Look at the possible outcomes:
Holder of first number: probability 1/1000, winning $500-$1=$499
Holder of remaining three numbers: probability 3/1000, winnings $100-$1=$99
Holder of remaining 996 numbers: probability 996/1000, loss -$1
The expected winnings are:
(1/1000)($499)+(3/1000)($99)+(996/1000)(-$1) = -$0.20
On average, you lose 20 cents.
This is a confusing problem because it can be read in a number of ways.  Depending on how you read it, you don't  know a lot of things.  For example,
(1) The problem says that "you" paid $1 per ticket for 1000 tickets.  It does not say that "you" sold any of those.  If you kept all the tickets, then you spent $1000 and won back only $800 so "you" actually lost $200 or an average of $.20 per ticket.  This is an actual loss not an expected one. 

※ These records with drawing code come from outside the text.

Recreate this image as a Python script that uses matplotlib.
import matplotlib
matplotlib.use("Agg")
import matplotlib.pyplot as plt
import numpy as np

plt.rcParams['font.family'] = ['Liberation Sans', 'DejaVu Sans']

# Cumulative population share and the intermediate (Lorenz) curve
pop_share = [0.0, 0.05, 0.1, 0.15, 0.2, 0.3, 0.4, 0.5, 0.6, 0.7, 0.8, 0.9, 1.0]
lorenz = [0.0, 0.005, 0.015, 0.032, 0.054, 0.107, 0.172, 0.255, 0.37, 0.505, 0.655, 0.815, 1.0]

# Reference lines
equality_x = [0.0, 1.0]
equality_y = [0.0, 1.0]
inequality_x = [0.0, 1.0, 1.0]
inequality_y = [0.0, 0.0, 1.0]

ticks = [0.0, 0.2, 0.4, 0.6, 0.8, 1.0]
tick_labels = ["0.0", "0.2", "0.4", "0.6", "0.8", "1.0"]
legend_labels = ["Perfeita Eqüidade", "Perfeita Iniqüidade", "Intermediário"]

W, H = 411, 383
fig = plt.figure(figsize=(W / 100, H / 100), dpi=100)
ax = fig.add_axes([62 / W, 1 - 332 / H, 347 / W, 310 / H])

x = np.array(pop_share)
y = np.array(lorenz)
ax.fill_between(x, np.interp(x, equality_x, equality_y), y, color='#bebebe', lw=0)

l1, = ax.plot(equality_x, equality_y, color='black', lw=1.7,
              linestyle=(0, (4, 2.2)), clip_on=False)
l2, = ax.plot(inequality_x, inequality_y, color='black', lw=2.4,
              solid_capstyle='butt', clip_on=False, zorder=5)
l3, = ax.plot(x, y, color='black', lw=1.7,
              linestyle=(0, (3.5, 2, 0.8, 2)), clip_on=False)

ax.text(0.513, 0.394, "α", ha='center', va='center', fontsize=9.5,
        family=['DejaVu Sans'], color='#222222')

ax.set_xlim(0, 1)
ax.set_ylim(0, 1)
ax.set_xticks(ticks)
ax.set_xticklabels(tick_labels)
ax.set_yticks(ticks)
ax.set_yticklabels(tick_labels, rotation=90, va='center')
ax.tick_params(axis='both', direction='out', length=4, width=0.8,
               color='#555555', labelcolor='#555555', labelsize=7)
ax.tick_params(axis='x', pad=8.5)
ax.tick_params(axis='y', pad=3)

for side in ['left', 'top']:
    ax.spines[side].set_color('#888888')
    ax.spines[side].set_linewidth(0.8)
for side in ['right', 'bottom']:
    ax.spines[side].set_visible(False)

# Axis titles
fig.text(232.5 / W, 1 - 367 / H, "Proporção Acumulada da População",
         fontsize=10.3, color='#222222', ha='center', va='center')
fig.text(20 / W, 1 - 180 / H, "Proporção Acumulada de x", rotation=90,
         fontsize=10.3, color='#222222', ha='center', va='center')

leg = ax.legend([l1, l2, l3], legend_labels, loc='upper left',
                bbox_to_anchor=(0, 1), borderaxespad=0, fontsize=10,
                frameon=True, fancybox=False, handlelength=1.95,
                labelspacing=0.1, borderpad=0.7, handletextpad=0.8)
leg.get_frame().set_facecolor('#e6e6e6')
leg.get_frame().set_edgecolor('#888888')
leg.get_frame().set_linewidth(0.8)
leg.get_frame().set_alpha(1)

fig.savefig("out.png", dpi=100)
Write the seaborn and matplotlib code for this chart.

(2) How many tickets total were actually sold at the fair.  Without this information you don't know what the expected loss per ticket was.  If N tickets were sold at the fair, then the actual expected winnings per ticket for a random ticket would be 
(1/N)($499)+(3/N)($99) + ((N-4)/N)-$1) = -($1) + ($800)/N
So as the total number of tickets sold, N, gets large, the average ticket holder's expected winnings approach -$1.